The documentary This Ain’t California by German author Marten Persiel is a punk story that guides the audience into the world of skateboarding within the context of the social and political circumstances of East Germany in the past few decades.
The Competition Program ‘Kockice’ (Dice) brings current short-feature films by up and coming Croatian filmmakers.
Alongside the main program, the festival yet again incorporates three permanent accompanying programs: The Bibiade, a program of children’s long and short feature films; My First Film in the selection of film critics and editor Nenad Polimac who brought five debut films of renowned world-class directors from Austria such as Michael Haneke and Ulrich Seidl; The Big 5, a program of five current films by great European cinematographies (Spain, France, Italy, German and Great Britain). The latter program, among other titles, also brings us the film Reality by the renowned Italian author Matteo Garrone who delighted the film world with his previous work entitled Gomora. This story of a Naples fish dealer who wants to secure his entrance into the Italian version of ‘Big Brother’, was granted the Grand Prix Award at this year’s Cannes Film Festival.

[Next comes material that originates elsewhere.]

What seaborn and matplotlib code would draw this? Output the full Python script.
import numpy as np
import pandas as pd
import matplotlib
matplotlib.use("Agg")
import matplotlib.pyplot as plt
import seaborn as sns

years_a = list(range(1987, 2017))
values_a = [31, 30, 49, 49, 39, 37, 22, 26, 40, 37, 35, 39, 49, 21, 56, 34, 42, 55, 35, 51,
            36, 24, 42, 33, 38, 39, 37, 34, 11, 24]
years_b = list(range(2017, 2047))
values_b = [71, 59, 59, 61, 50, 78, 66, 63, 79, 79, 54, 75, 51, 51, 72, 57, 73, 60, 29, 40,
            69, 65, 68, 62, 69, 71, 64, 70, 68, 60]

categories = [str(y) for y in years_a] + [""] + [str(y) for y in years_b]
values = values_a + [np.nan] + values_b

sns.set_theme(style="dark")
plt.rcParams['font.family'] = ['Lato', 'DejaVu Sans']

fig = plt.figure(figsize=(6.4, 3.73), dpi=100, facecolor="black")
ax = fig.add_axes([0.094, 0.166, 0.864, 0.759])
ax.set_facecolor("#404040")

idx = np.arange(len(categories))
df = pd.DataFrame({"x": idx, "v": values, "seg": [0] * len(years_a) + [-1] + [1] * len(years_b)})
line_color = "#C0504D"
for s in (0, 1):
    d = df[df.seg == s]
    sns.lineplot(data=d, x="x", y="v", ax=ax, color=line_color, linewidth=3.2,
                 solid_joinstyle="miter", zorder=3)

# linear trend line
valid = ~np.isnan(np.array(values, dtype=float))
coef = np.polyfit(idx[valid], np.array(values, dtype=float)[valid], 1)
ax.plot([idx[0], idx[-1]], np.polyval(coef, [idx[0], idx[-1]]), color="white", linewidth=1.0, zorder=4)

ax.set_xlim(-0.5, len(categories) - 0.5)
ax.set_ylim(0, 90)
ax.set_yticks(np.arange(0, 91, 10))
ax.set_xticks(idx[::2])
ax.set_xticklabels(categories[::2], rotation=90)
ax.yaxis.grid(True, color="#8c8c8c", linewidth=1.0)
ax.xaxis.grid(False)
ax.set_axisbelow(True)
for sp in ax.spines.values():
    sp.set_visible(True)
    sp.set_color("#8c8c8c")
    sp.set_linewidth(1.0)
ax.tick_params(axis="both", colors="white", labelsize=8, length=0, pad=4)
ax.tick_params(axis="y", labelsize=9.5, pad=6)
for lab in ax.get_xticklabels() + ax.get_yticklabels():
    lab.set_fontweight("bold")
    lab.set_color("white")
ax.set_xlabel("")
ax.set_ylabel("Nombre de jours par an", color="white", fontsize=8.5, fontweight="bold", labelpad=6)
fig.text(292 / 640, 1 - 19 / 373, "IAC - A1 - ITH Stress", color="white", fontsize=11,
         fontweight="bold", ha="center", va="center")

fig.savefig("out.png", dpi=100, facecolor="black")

This year’s edition of the Festival offers a few new film programs, one of which is My Third Film. This program includes the works of authors already known to the ZFF audience, with their first or second films shown at the previous editions of the Festival. The Belgian-French trio of authors Fiona Gordon, Dominique Abel and Bruno Romy know the Festival audience well – their first two films “Iceberg” and “Rumba” won the first prize – The Golden Pram – at the 2005 and 2008 editions. Their third film The Fairy is a somewhat peculiar story about the relationship between a clerk and a fairy named Fiona, with all the familiar characteristics of this gifted comedy trio – it is a series of slapstick pieces inspired by the works of Charlie Chaplin, Buster Keaton and Jacques Tati.

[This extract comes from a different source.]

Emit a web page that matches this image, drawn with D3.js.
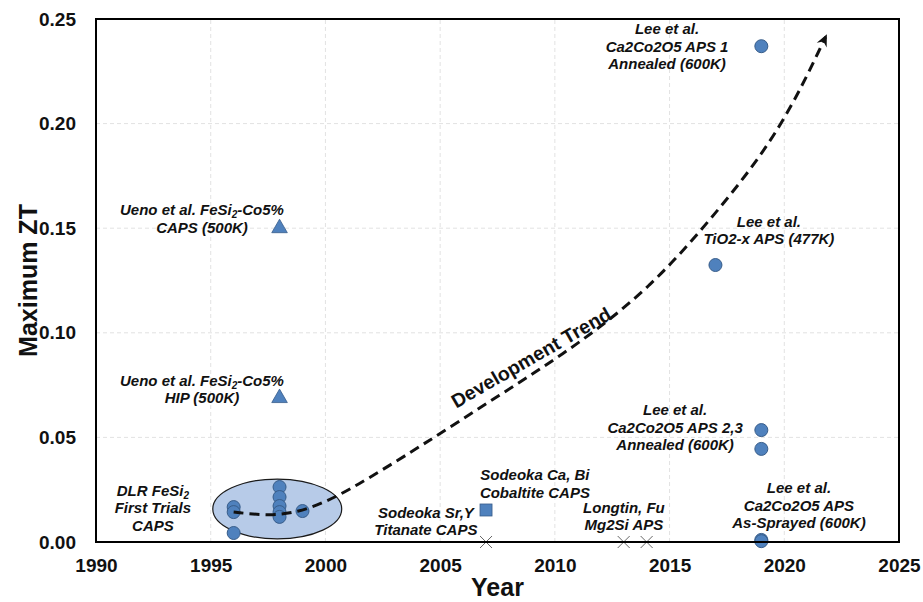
<!DOCTYPE html>
<html>
<head>
<meta charset="utf-8">
<script src="https://cdn.jsdelivr.net/npm/d3@7"></script>
<style>
  body { margin: 0; background: #fff; }
  svg { display: block; }
  text { font-family: Arial, "Liberation Sans", Helvetica, sans-serif; }
</style>
</head>
<body>
<svg id="chart" width="923" height="602"></svg>
<script>
// ---- data ----
const xTicks = [1990, 1995, 2000, 2005, 2010, 2015, 2020, 2025];
const yTicks = [0, 0.05, 0.10, 0.15, 0.20, 0.25];

// circles: oxide / silicide coatings
const circleYears = [1996, 1996, 1996, 1998, 1998, 1998, 1998, 1998, 1999, 2017, 2019, 2019, 2019, 2019, 2019];
const circleZT    = [0.0167, 0.0143, 0.0043, 0.0263, 0.0215, 0.0172, 0.0143, 0.0120, 0.0148, 0.1324, 0.2370, 0.0535, 0.0445, 0.0010, 0.0004];

// triangles: Ueno et al. FeSi2-Co5%
const triangleYears = [1998, 1998];
const triangleZT    = [0.1500, 0.0688];

// square: Sodeoka cobaltite
const squareYears = [2007];
const squareZT    = [0.0153];

// crosses: zero-ZT reports
const crossYears = [2007, 2013, 2014];
const crossZT    = [0, 0, 0];

// development trend path (year, ZT)
const trendYears = [1996.0, 1997.6, 1998.8, 1999.9, 2001.2, 2004.1, 2007.6, 2011.0, 2014.2, 2016.9, 2019.8, 2021.8];
const trendZT    = [0.0143, 0.0124, 0.0143, 0.0186, 0.0258, 0.0454, 0.0703, 0.0942, 0.1219, 0.1554, 0.1955, 0.2414];

// early DLR cluster outline: centre (year, ZT) and half-widths
const clusterCentre = [1997.9, 0.0158];
const clusterRadius = [2.81, 0.0143];

// ---- layout ----
const svg = d3.select("#chart");
const margin = { left: 96, right: 24, top: 19, bottom: 60 };
const W = 923, H = 602;

const x = d3.scaleLinear().domain([1990, 2025]).range([margin.left, W - margin.right]);
const y = d3.scaleLinear().domain([0, 0.25]).range([H - margin.bottom, margin.top]);

const markFill = "#4f81bd", markStroke = "#385d8a";

// grid
const grid = svg.append("g");
grid.selectAll("line.gx").data(xTicks.slice(1, -1)).join("line")
  .attr("x1", d => x(d)).attr("x2", d => x(d))
  .attr("y1", y(0)).attr("y2", y(0.25))
  .attr("stroke", "#e2e2e2").attr("stroke-width", 1).attr("stroke-dasharray", "4,3");
grid.selectAll("line.gy").data(yTicks.slice(1, -1)).join("line")
  .attr("x1", x(1990)).attr("x2", x(2025))
  .attr("y1", d => y(d)).attr("y2", d => y(d))
  .attr("stroke", "#e2e2e2").attr("stroke-width", 1).attr("stroke-dasharray", "4,3");

// cluster ellipse
svg.append("ellipse")
  .attr("cx", x(clusterCentre[0])).attr("cy", y(clusterCentre[1]))
  .attr("rx", x(clusterCentre[0] + clusterRadius[0]) - x(clusterCentre[0]))
  .attr("ry", y(clusterCentre[1] - clusterRadius[1]) - y(clusterCentre[1]))
  .attr("fill", "#b7cbe8").attr("stroke", "#1a1a1a").attr("stroke-width", 1.2);

// crosses
const cs = 6;
svg.append("g").selectAll("path").data(d3.range(crossYears.length)).join("path")
  .attr("d", i => {
    const cx = x(crossYears[i]), cy = y(crossZT[i]);
    return `M${cx - cs},${cy - cs}L${cx + cs},${cy + cs}M${cx - cs},${cy + cs}L${cx + cs},${cy - cs}`;
  })
  .attr("stroke", "#666").attr("stroke-width", 1).attr("fill", "none");

// circles
svg.append("g").selectAll("circle").data(d3.range(circleYears.length)).join("circle")
  .attr("cx", i => x(circleYears[i])).attr("cy", i => y(circleZT[i])).attr("r", 6.5)
  .attr("fill", markFill).attr("stroke", markStroke).attr("stroke-width", 1);

// triangles
svg.append("g").selectAll("path").data(d3.range(triangleYears.length)).join("path")
  .attr("d", d3.symbol().type(d3.symbolTriangle).size(105))
  .attr("transform", i => `translate(${x(triangleYears[i])},${y(triangleZT[i])})`)
  .attr("fill", markFill).attr("stroke", markStroke).attr("stroke-width", 0.8);

// square
svg.append("g").selectAll("rect").data(d3.range(squareYears.length)).join("rect")
  .attr("x", i => x(squareYears[i]) - 6).attr("y", i => y(squareZT[i]) - 6)
  .attr("width", 12).attr("height", 12)
  .attr("fill", markFill).attr("stroke", markStroke).attr("stroke-width", 0.8);

// development trend (dashed curve with arrow head)
const trendPts = trendYears.map((t, i) => [x(t), y(trendZT[i])]);
svg.append("path")
  .attr("d", d3.line().curve(d3.curveBasis)(trendPts))
  .attr("fill", "none").attr("stroke", "#111").attr("stroke-width", 3)
  .attr("stroke-dasharray", "10,6");
{
  const [x1, y1] = trendPts[trendPts.length - 2];
  const [x2, y2] = trendPts[trendPts.length - 1];
  const ang = Math.atan2(y2 - y1, x2 - x1) * 180 / Math.PI;
  svg.append("path")
    .attr("d", "M3,0L-9,-5.5L-5,0L-9,5.5Z")
    .attr("transform", `translate(${x2},${y2}) rotate(${ang})`)
    .attr("fill", "#111");
}

svg.append("text")
  .attr("transform", `translate(${x(2009.0)},${y(0.0875)}) rotate(-30)`)
  .attr("text-anchor", "middle").attr("dominant-baseline", "middle")
  .attr("font-size", 19.5).attr("font-weight", "bold").attr("fill", "#111")
  .text("Development Trend");

// annotations: anchor (year, ZT of first baseline), lines
const notes = [
  { at: [2014.89, 0.2428], lines: ["Lee et al.", "Ca2Co2O5 APS 1", "Annealed (600K)"] },
  { at: [1994.62, 0.1561], lines: [["Ueno et al. FeSi", "2", "-Co5%"], "CAPS (500K)"] },
  { at: [1994.62, 0.0748], lines: [["Ueno et al. FeSi", "2", "-Co5%"], "HIP (500K)"] },
  { at: [2019.33, 0.1508], lines: ["Lee et al.", "TiO2-x APS (477K)"] },
  { at: [2015.24, 0.0605], lines: ["Lee et al.", "Ca2Co2O5 APS 2,3", "Annealed (600K)"] },
  { at: [2020.64, 0.0232], lines: ["Lee et al.", "Ca2Co2O5 APS", "As-Sprayed (600K)"] },
  { at: [1992.48, 0.0222], lines: [["DLR FeSi", "2", ""], "First Trials", "CAPS"] },
  { at: [2009.13, 0.0294], lines: ["Sodeoka Ca, Bi", "Cobaltite CAPS"] },
  { at: [2004.38, 0.0117], lines: ["Sodeoka Sr,Y", "Titanate CAPS"] },
  { at: [2013.01, 0.0141], lines: ["Longtin, Fu", "Mg2Si APS"] }
];
const lineGap = 17.5;
const noteG = svg.append("g")
  .attr("font-size", 15).attr("font-weight", "bold").attr("font-style", "italic")
  .attr("fill", "#111").attr("text-anchor", "middle");
notes.forEach(n => {
  n.lines.forEach((ln, k) => {
    const t = noteG.append("text")
      .attr("x", x(n.at[0])).attr("y", y(n.at[1]) + k * lineGap);
    if (Array.isArray(ln)) {
      t.append("tspan").text(ln[0]);
      t.append("tspan").attr("font-size", 10).attr("dy", 3).text(ln[1]);
      if (ln[2]) t.append("tspan").attr("dy", -3).text(ln[2]);
    } else {
      t.text(ln);
    }
  });
});

// frame
svg.append("rect")
  .attr("x", x(1990)).attr("y", y(0.25))
  .attr("width", x(2025) - x(1990)).attr("height", y(0) - y(0.25))
  .attr("fill", "none").attr("stroke", "#000").attr("stroke-width", 2);

// axes
const xAxis = svg.append("g").attr("transform", `translate(0,${y(0)})`)
  .call(d3.axisBottom(x).tickValues(xTicks).tickFormat(d3.format("d")).tickSize(0).tickPadding(17));
const yAxis = svg.append("g").attr("transform", `translate(${x(1990)},0)`)
  .call(d3.axisLeft(y).tickValues(yTicks).tickFormat(d3.format(".2f")).tickSize(0).tickPadding(20));
[xAxis, yAxis].forEach(a => {
  a.select(".domain").remove();
  a.selectAll("text").attr("font-size", 19).attr("font-weight", "bold").attr("fill", "#111")
    .attr("font-family", "Arial, 'Liberation Sans', sans-serif");
});

// axis titles
svg.append("text")
  .attr("x", (x(1990) + x(2025)) / 2).attr("y", 596)
  .attr("text-anchor", "middle").attr("font-size", 25).attr("font-weight", "bold").attr("fill", "#111")
  .text("Year");
svg.append("text")
  .attr("transform", `translate(37,${(y(0) + y(0.25)) / 2}) rotate(-90)`)
  .attr("text-anchor", "middle").attr("font-size", 25).attr("font-weight", "bold").attr("fill", "#111")
  .text("Maximum ZT");
</script>
</body>
</html>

Another novelty is the Spy Films Program, which is the continuation of last year’s special genre programs; it includes part of the films from The Celluloid Curtain – Europe’s Cold War in Film project, which had been realized in London and Berlin during last year in collaboration with The Goethe-Institut, and under the guidance of the curators Oliver Baumgarten and Nikolaj Nikitin. The project was launched on the fifteenth anniversary of the Berlin Wall construction, and it includes spy movies made on both sides of the Iron Curtain in the period between 1960 and 1974.

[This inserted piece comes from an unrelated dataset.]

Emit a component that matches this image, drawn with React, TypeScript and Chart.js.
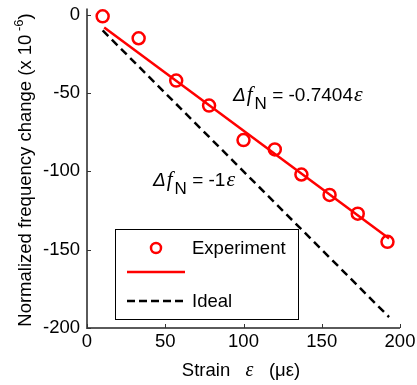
import React, { useEffect, useRef } from "react";
import { Chart, registerables } from "chart.js";

Chart.register(...registerables);

const strain = [10, 33, 57, 78, 100, 120, 137, 155, 173, 192];
const experiment = [-1, -15, -42, -58, -80, -86, -102, -115, -127, -145];
const fitStrain = [11, 193];
const fitSlope = -0.7404;
const idealStrain = [10, 193];
const idealSlope = -1;
const xTicks = [0, 50, 100, 150, 200];
const yTicks = [0, -50, -100, -150, -200];
const legendLabels = ["Experiment", "", "Ideal"];

const FONT = "Arial, 'Liberation Sans', sans-serif";
const SERIF = "'Liberation Serif', 'DejaVu Serif', serif";
const RED = "#ff0000";
const FS = 18.5;

export default function App() {
  const ref = useRef<HTMLCanvasElement | null>(null);
  useEffect(() => {
    const canvas = ref.current!;
    const expData = strain.map((x, i) => ({ x, y: experiment[i] }));
    const fitData = fitStrain.map((x) => ({ x, y: fitSlope * x }));
    const idealData = idealStrain.map((x) => ({ x, y: idealSlope * x }));

    const overlay = {
      id: "overlay",
      afterDraw(chart: any) {
        const ctx = chart.ctx as CanvasRenderingContext2D;
        const xs = chart.scales.x;
        const ys = chart.scales.y;
        const ca = chart.chartArea;
        ctx.save();
        // axes
        ctx.strokeStyle = "#5a5a5a";
        ctx.lineWidth = 2;
        ctx.beginPath();
        ctx.moveTo(ca.left, ca.top);
        ctx.lineTo(ca.left, ca.bottom);
        ctx.lineTo(ca.right, ca.bottom);
        ctx.stroke();
        // inward ticks
        ctx.lineWidth = 1;
        ctx.strokeStyle = "#333";
        ctx.beginPath();
        yTicks.forEach((v) => {
          const py = Math.round(ys.getPixelForValue(v)) + 0.5;
          ctx.moveTo(ca.left, py);
          ctx.lineTo(ca.left + 4, py);
        });
        xTicks.forEach((v) => {
          const px = Math.round(xs.getPixelForValue(v)) + 0.5;
          ctx.moveTo(px, ca.bottom);
          ctx.lineTo(px, ca.bottom - 4);
        });
        ctx.stroke();

        // y title
        ctx.fillStyle = "#000";
        ctx.save();
        ctx.translate(31, 170);
        ctx.rotate(-Math.PI / 2);
        const t1 = "Normalized frequency change (x 10";
        const sup = " -6";
        const t2 = ")";
        ctx.font = `${FS}px ${FONT}`;
        const w1 = ctx.measureText(t1).width;
        ctx.font = `13px ${FONT}`;
        const ws = ctx.measureText(sup).width;
        ctx.font = `${FS}px ${FONT}`;
        const w2 = ctx.measureText(t2).width;
        const tot = w1 + ws + w2;
        const x0 = -tot / 2;
        ctx.textBaseline = "alphabetic";
        ctx.textAlign = "left";
        ctx.fillText(t1, x0, 0);
        ctx.font = `13px ${FONT}`;
        ctx.fillText(sup, x0 + w1, -8);
        ctx.font = `${FS}px ${FONT}`;
        ctx.fillText(t2, x0 + w1 + ws, 0);
        ctx.restore();

        // x title
        ctx.textBaseline = "alphabetic";
        ctx.textAlign = "left";
        const parts: [string, string][] = [
          ["Strain   ", `${FS}px ${FONT}`],
          ["ε", `italic 20px ${SERIF}`],
          ["   (με)", `${FS}px ${FONT}`],
        ];
        let tw = 0;
        parts.forEach(([s, f]) => {
          ctx.font = f;
          tw += ctx.measureText(s).width;
        });
        let xx = 241 - tw / 2;
        parts.forEach(([s, f]) => {
          ctx.font = f;
          ctx.fillText(s, xx, 376);
          xx += ctx.measureText(s).width;
        });

        // annotations
        const drawEq = (x: number, y: number, coef: string) => {
          let cx = x;
          ctx.font = `italic 19px ${FONT}`;
          ctx.fillText("Δ", cx, y);
          cx += ctx.measureText("Δ").width + 1;
          ctx.font = `italic 21px ${SERIF}`;
          ctx.fillText("f", cx, y);
          cx += ctx.measureText("f").width + 2;
          ctx.font = `17px ${FONT}`;
          ctx.fillText("N", cx, y + 8);
          cx += ctx.measureText("N").width;
          ctx.font = `19px ${FONT}`;
          const s = " = " + coef;
          ctx.fillText(s, cx, y);
          cx += ctx.measureText(s).width + 1;
          ctx.font = `italic 22px ${SERIF}`;
          ctx.fillText("ε", cx, y);
        };
        drawEq(233, 101, "-0.7404");
        drawEq(153, 186, "-1");

        // legend
        const bx = 115, by = 229, bw = 183, bh = 90;
        ctx.fillStyle = "#fff";
        ctx.fillRect(bx, by, bw, bh);
        ctx.strokeStyle = "#000";
        ctx.lineWidth = 1;
        ctx.strokeRect(bx + 0.5, by + 0.5, bw, bh);
        ctx.strokeStyle = RED;
        ctx.lineWidth = 2.5;
        ctx.beginPath();
        ctx.arc(156, 248, 5, 0, Math.PI * 2);
        ctx.stroke();
        ctx.beginPath();
        ctx.moveTo(127, 272);
        ctx.lineTo(185, 272);
        ctx.stroke();
        ctx.strokeStyle = "#000";
        ctx.setLineDash([8, 4]);
        ctx.beginPath();
        ctx.moveTo(127, 301);
        ctx.lineTo(183, 301);
        ctx.stroke();
        ctx.setLineDash([]);
        ctx.fillStyle = "#000";
        ctx.font = `${FS}px ${FONT}`;
        ctx.textBaseline = "middle";
        ctx.fillText(legendLabels[0], 192, 249);
        ctx.fillText(legendLabels[1], 192, 273);
        ctx.fillText(legendLabels[2], 192, 302);
        ctx.restore();
      },
    };

    const chart = new Chart(canvas, {
      type: "scatter",
      data: {
        datasets: [
          {
            label: "Ideal",
            data: idealData,
            showLine: true,
            borderColor: "#000",
            borderWidth: 2.5,
            borderDash: [8, 5],
            pointRadius: 0,
            order: 3,
          },
          {
            label: "Fit",
            data: fitData,
            showLine: true,
            borderColor: RED,
            borderWidth: 2.5,
            pointRadius: 0,
            order: 2,
          },
          {
            label: "Experiment",
            data: expData,
            showLine: false,
            borderColor: RED,
            backgroundColor: "rgba(0,0,0,0)",
            borderWidth: 2.5,
            pointRadius: 6,
            order: 1,
          },
        ],
      },
      options: {
        animation: false,
        responsive: false,
        devicePixelRatio: 1,
        layout: { padding: { top: 6, right: 17, left: 0, bottom: 0 } },
        plugins: { legend: { display: false }, tooltip: { enabled: false } },
        scales: {
          x: {
            type: "linear",
            min: 0,
            max: 200,
            afterFit: (s: any) => {
              s.height = 57;
              s.paddingLeft = 0;
              s.paddingRight = 0;
            },
            afterBuildTicks: (s: any) => {
              s.ticks = xTicks.map((v) => ({ value: v }));
            },
            grid: { display: false, drawTicks: false },
            border: { display: false },
            ticks: {
              color: "#000",
              font: { family: FONT, size: FS },
              padding: 3,
              maxRotation: 0,
              autoSkip: false,
            },
          },
          y: {
            type: "linear",
            min: -200,
            max: 4,
            afterFit: (s: any) => {
              s.width = 87;
              s.paddingTop = 0;
              s.paddingBottom = 0;
            },
            afterBuildTicks: (s: any) => {
              s.ticks = yTicks.map((v) => ({ value: v }));
            },
            grid: { display: false, drawTicks: false },
            border: { display: false },
            ticks: {
              color: "#000",
              font: { family: FONT, size: FS },
              padding: 7,
              autoSkip: false,
            },
          },
        },
      },
      plugins: [overlay],
    });
    return () => chart.destroy();
  }, []);
  return (
    <div style={{ position: "fixed", left: 0, top: 0, width: 417, height: 385, background: "#fff" }}>
      <canvas ref={ref} width={417} height={385} style={{ display: "block" }} />
    </div>
  );
}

The event that is bound to bring smiles on the faces of all those who love documentary films, as well as on the faces of true film lovers; is the retrospective of films made by the renowned Michael Glawogger. This event will not only offer a chance to get to know the director’s work better, but Mr. Glawogger will also be the guest of the Festival and the President of a three-member panel of judges that will choose this year’s best documentary film.
Alongside the film program, this year’s 10th Zagreb Film Festival offers a variety of additional events, such as the introduction of the Festival, book presentations, lectures, and a very rich educational program Youth Industry!